Fabián Bercic

Works
Biography

Buenos Aires, Argentina, 1969 

 

            Trained in the workshop of Héctor Medici and Betina Sor, Bercic questions the language of sculpture: what is the sculptural? What properties does it share with other morphologies and techniques? In 2003-2005, Bercic was part of the Kuitca Grant, where he began to experiment with a series of materials. Resorting only rarely to the conventional means of the sculptor's craft –such as wood, clay, plaster, or bronze,– but using instead industrial inputs –such as resin, fiberglass, iron, concrete–, Bercic emphatically shows the discipline, concentration, and formal skills guiding his practice. However, as a result, his multi-awarded sculptural assemblages are arranged under the rule of an ethic of play, summoning the imaginaries of teenage consumption, playful devices, or witty fantasy scenarios.

            Although his trajectory can be seen as the continuity of a historical tradition, his references to popular culture or the applied arts allow us to challenge the hierarchies inherent to visual forms and the values with which they are associated. In La Montaña Concreta, the project that won him the Azcuy Prize, this duality is evident. The artist transformed a 40-meter-high wall of a building in the Caballito neighborhood into a climbing wall, on which every polyhedral step are quotes from works of the concrete art and Madí movements. The piece, a playful metaphor for the history of local art, pays homage to that school that was crucial for the existence of modern art in Argentina. Simultaneously, it literalizes the concrete heritage by using it as a structure that prevents it from falling.

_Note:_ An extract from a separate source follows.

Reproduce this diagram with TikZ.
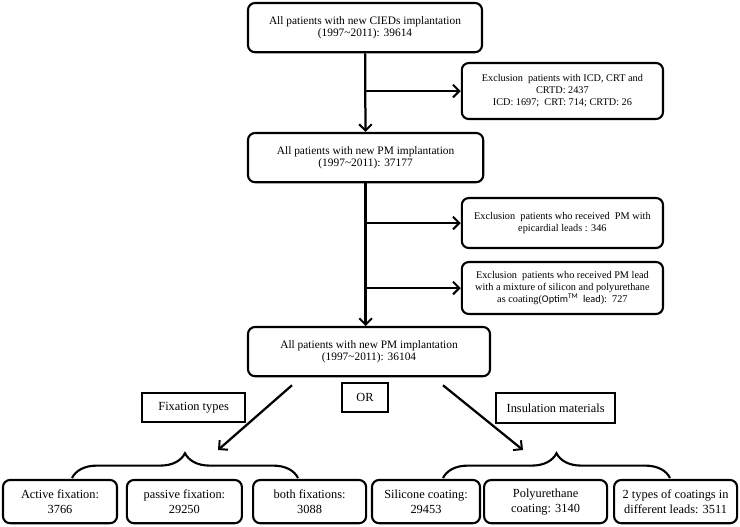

            Bercic also works by taking the language of sculpture to the limit of volume, generating two-dimensional pieces and recovering his craft as a graphic designer. Whether producing a series of patterns inspired by architectural styles, through a heraldic set that turns to science fiction worlds or designs that seek to shape organic and natural figures, the artist always aims to unsettle the viewer, to create tension between motif and form, to distort the viewer's gaze. His works, ranging from pieces of monumental scale to small objects, have the powerful ability to produce a sensation at once playful and solemn.